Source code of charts

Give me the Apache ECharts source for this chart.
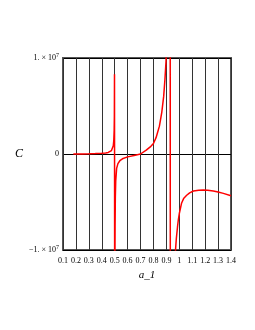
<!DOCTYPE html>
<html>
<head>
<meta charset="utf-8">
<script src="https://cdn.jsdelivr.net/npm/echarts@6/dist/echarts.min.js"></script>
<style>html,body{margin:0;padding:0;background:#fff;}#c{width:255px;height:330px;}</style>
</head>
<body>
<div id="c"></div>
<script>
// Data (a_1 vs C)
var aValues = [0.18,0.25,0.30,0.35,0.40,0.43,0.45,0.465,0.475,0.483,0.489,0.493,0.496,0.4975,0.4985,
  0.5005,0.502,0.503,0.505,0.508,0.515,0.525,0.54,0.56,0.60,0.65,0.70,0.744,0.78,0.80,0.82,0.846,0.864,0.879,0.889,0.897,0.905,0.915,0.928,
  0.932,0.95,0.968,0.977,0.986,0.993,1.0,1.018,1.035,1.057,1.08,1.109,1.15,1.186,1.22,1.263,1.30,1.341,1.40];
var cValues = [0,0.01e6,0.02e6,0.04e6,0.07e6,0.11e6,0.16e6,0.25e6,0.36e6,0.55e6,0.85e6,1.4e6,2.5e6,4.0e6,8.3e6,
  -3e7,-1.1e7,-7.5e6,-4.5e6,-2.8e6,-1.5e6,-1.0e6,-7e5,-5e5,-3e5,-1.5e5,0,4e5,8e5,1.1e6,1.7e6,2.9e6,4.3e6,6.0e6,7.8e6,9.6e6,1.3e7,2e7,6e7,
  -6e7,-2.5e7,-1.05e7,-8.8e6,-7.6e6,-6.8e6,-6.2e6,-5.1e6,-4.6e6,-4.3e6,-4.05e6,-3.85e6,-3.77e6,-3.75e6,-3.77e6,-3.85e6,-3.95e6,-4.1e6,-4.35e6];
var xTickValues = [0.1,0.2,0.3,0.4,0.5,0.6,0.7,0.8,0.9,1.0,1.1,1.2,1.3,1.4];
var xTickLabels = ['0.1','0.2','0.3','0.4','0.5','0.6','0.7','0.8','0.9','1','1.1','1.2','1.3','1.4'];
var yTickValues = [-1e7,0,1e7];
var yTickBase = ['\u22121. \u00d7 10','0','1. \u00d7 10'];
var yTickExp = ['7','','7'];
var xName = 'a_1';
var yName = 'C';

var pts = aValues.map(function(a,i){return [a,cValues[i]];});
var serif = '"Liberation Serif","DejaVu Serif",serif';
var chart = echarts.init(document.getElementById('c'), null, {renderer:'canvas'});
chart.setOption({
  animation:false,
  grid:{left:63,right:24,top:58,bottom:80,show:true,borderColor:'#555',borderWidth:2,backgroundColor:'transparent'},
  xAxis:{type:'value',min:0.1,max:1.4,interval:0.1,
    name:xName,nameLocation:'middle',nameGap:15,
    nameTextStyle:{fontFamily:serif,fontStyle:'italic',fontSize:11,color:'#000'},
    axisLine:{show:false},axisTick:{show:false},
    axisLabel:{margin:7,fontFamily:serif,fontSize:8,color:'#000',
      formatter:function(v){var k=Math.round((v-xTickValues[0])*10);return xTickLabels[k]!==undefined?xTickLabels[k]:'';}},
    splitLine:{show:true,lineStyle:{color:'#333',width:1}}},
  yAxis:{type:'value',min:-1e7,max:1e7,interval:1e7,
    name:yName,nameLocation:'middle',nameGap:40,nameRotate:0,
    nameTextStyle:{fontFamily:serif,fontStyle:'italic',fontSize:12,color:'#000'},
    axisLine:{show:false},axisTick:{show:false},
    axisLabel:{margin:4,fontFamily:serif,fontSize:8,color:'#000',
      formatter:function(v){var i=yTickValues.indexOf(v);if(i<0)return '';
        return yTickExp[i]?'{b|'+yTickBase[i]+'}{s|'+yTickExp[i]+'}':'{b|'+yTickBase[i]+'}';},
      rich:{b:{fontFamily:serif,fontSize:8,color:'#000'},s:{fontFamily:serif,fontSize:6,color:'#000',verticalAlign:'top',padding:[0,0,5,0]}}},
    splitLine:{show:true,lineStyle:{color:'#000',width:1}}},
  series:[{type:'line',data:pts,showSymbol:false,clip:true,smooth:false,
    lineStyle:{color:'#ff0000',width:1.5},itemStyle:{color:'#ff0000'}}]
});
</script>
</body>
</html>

==

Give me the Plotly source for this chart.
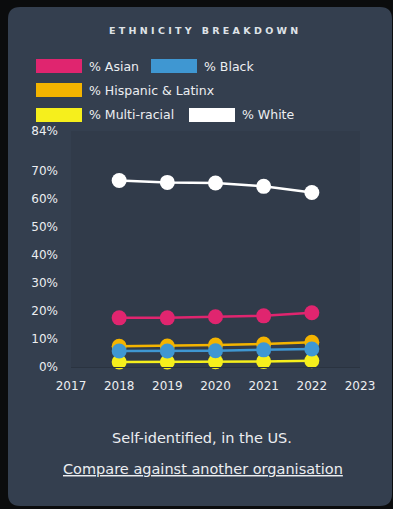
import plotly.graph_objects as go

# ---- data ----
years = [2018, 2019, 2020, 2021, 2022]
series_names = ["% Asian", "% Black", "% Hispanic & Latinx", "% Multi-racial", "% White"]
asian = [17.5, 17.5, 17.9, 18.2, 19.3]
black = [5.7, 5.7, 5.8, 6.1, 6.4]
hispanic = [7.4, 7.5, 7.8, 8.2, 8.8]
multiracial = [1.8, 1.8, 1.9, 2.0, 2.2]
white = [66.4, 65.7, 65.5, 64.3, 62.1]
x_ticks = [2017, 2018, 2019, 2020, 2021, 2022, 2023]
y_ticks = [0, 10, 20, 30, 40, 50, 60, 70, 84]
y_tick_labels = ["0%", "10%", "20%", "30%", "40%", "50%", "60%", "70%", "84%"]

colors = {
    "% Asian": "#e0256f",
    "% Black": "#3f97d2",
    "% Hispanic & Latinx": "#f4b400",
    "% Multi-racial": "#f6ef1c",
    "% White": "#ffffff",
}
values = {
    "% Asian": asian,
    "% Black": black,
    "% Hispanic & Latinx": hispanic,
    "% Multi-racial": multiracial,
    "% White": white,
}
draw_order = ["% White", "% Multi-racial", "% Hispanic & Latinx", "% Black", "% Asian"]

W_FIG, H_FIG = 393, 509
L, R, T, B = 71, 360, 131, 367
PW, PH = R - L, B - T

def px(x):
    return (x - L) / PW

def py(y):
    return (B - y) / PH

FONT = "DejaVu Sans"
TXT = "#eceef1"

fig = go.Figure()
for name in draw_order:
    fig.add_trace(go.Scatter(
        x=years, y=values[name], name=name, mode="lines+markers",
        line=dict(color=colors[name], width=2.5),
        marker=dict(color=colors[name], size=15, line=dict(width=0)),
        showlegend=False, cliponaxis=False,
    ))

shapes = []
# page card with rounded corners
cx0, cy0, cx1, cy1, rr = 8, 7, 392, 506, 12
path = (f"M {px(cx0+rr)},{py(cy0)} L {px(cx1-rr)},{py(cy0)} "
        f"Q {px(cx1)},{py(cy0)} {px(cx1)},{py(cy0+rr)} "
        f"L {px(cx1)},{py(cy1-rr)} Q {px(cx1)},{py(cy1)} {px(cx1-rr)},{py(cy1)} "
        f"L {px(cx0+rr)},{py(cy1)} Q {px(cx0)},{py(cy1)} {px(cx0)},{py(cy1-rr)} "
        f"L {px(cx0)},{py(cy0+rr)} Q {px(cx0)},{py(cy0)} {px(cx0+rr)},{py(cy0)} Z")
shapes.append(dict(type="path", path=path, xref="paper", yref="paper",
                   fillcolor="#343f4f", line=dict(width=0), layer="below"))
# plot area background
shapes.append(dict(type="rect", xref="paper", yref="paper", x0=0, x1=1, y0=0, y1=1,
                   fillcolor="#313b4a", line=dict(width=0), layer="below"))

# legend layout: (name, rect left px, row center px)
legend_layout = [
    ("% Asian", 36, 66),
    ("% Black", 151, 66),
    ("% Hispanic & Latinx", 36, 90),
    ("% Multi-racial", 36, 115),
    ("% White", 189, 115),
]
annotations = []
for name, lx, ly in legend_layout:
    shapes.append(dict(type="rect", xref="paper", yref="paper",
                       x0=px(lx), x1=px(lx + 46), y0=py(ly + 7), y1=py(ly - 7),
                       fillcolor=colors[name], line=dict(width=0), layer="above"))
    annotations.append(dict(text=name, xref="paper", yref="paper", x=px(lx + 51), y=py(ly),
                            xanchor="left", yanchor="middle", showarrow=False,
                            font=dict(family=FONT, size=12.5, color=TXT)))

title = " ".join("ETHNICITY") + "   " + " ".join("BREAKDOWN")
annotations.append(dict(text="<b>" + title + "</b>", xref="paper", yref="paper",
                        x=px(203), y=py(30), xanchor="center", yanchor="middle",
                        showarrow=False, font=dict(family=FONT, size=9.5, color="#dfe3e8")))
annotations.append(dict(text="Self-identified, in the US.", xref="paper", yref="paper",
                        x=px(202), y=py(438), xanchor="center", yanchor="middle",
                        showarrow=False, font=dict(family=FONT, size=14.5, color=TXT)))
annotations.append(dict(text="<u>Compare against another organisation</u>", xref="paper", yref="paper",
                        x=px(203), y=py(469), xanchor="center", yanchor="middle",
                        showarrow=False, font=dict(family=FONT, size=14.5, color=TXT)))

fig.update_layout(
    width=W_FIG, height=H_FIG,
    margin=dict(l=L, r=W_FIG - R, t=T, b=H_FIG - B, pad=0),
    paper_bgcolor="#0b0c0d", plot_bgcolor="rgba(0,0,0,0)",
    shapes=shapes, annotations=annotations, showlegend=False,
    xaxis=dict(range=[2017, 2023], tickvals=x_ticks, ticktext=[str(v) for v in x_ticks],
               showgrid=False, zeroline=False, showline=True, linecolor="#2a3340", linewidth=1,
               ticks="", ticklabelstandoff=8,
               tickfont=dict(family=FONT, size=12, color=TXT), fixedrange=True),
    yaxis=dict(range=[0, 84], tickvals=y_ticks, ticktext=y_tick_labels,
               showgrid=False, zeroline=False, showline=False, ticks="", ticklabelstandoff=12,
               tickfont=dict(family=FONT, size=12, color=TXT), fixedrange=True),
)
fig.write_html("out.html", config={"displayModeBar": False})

| PROBLEM STATEMENT |
Within the entries above, give again exactly the lines starting at the one that contains "Give me the Apache" and ending at the one that contains "var yName = 'C';", leaving out the pictures.

| TASK RESULT |
Give me the Apache ECharts source for this chart.
<!DOCTYPE html>
<html>
<head>
<meta charset="utf-8">
<script src="https://cdn.jsdelivr.net/npm/echarts@6/dist/echarts.min.js"></script>
<style>html,body{margin:0;padding:0;background:#fff;}#c{width:255px;height:330px;}</style>
</head>
<body>
<div id="c"></div>
<script>
// Data (a_1 vs C)
var aValues = [0.18,0.25,0.30,0.35,0.40,0.43,0.45,0.465,0.475,0.483,0.489,0.493,0.496,0.4975,0.4985,
  0.5005,0.502,0.503,0.505,0.508,0.515,0.525,0.54,0.56,0.60,0.65,0.70,0.744,0.78,0.80,0.82,0.846,0.864,0.879,0.889,0.897,0.905,0.915,0.928,
  0.932,0.95,0.968,0.977,0.986,0.993,1.0,1.018,1.035,1.057,1.08,1.109,1.15,1.186,1.22,1.263,1.30,1.341,1.40];
var cValues = [0,0.01e6,0.02e6,0.04e6,0.07e6,0.11e6,0.16e6,0.25e6,0.36e6,0.55e6,0.85e6,1.4e6,2.5e6,4.0e6,8.3e6,
  -3e7,-1.1e7,-7.5e6,-4.5e6,-2.8e6,-1.5e6,-1.0e6,-7e5,-5e5,-3e5,-1.5e5,0,4e5,8e5,1.1e6,1.7e6,2.9e6,4.3e6,6.0e6,7.8e6,9.6e6,1.3e7,2e7,6e7,
  -6e7,-2.5e7,-1.05e7,-8.8e6,-7.6e6,-6.8e6,-6.2e6,-5.1e6,-4.6e6,-4.3e6,-4.05e6,-3.85e6,-3.77e6,-3.75e6,-3.77e6,-3.85e6,-3.95e6,-4.1e6,-4.35e6];
var xTickValues = [0.1,0.2,0.3,0.4,0.5,0.6,0.7,0.8,0.9,1.0,1.1,1.2,1.3,1.4];
var xTickLabels = ['0.1','0.2','0.3','0.4','0.5','0.6','0.7','0.8','0.9','1','1.1','1.2','1.3','1.4'];
var yTickValues = [-1e7,0,1e7];
var yTickBase = ['\u22121. \u00d7 10','0','1. \u00d7 10'];
var yTickExp = ['7','','7'];
var xName = 'a_1';
var yName = 'C';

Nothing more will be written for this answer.